Perdonen que recuerde lo obvio, pero me parece que no está de más hacerlo. No son tiempos los que corren propicios para la participación política. Se está todo el día discutiendo de lo que no se debe discutir y no se discute de lo que debería discutirse. Estoy seguro de que los ciudadanos que lean esta columna convendrán conmigo en que no dimos un mandato en 2003 o 2004 a nuestros representantes para que el terrorismo se convirtiera en el eje del debate político. El terrorismo había sido la primera preocupación de la sociedad española a lo largo de varios decenios, pero la política antiterrorista no lo había sido nunca. Todos los gobiernos, desde el primero de Adolfo Suárez en adelante, habían seguido una política similar, en la que habían contado con el apoyo de la oposición. Esto es lo que se ha quebrado en esta legislatura.
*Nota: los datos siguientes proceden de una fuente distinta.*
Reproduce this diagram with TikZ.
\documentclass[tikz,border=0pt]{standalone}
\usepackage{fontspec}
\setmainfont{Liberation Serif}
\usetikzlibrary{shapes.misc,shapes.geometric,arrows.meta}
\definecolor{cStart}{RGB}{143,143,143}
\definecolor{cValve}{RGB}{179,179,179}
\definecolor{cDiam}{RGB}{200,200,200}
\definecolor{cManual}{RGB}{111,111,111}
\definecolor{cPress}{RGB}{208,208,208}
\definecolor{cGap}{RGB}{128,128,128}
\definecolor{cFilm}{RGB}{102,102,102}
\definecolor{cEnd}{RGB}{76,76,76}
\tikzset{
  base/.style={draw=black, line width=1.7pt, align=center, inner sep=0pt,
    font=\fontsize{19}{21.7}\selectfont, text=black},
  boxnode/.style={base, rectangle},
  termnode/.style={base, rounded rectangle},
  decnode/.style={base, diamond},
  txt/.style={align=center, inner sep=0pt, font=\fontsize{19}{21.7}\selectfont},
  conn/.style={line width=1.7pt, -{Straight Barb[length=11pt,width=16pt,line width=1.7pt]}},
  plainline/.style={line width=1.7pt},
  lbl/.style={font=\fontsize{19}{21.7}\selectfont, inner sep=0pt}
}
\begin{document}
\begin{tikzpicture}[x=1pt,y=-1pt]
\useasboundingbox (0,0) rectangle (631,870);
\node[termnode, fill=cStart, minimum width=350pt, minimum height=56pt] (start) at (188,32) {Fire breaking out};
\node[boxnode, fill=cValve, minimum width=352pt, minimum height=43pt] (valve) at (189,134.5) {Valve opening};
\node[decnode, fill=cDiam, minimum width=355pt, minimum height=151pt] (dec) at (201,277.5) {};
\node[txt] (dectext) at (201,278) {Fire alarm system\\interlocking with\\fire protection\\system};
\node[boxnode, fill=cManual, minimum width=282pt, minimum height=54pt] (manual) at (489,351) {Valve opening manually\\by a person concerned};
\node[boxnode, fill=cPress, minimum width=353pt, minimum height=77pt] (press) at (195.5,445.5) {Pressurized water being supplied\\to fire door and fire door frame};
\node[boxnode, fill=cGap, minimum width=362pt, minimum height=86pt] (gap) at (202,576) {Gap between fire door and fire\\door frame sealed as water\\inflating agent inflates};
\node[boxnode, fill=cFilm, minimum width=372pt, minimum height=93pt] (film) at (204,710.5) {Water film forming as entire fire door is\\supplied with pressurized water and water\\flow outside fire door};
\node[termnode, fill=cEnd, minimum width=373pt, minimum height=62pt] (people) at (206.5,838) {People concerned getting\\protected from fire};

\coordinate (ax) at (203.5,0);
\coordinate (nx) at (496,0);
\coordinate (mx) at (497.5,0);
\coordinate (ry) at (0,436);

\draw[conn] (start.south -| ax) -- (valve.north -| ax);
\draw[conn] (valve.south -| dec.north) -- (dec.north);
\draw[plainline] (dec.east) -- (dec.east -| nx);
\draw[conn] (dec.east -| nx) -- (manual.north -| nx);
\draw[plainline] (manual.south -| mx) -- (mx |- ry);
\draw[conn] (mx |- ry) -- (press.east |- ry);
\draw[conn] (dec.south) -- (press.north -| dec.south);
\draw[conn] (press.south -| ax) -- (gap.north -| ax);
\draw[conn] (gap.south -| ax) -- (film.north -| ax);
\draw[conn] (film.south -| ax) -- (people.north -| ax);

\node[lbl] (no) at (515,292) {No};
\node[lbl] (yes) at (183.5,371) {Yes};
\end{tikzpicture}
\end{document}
Es comprensible que, en estas circunstancias, se produzca la inclinación del ciudadano a desentenderse del proceso de dirección política de la sociedad. Antes de hacerlo debería pensárselo más de dos veces. Cuanto menos satisfecho se encuentre el ciudadano con la forma en que se está desarrollando el proceso político, tantos más motivos debería tener para participar mediante el ejercicio del derecho de sufragio. El voto no es el único, pero sí es el más importante estabilizador del que dispone la sociedad. Por su carácter universal y porque es el único acto que se ejerce en condiciones de absoluta igualdad. Mediante el ejercicio del sufragio cada uno de nosotros nos convertimos en fracción anónima de un cuerpo electoral único que constituye la voluntad general, que pasa a ser el punto de referencia para cada una de nuestras voluntades particulares en todas las demás esferas de la vida en sociedad.

El marco general de nuestra convivencia lo definimos cada cuatro años en un segundo. Lo definimos o nos lo definen, si decidimos abstenernos. Pero definición va a haber en todo caso. No puede no haberla. La sociedad individualista, en la que cada individuo es titular de derechos fundamentales para que organice su vida como le parezca apropiado, no puede funcionar sin el contrapunto de la voluntad general, que es la que decidimos a través del ejercicio del derecho de sufragio. Quien olvide esto, lo hará a su propia costa.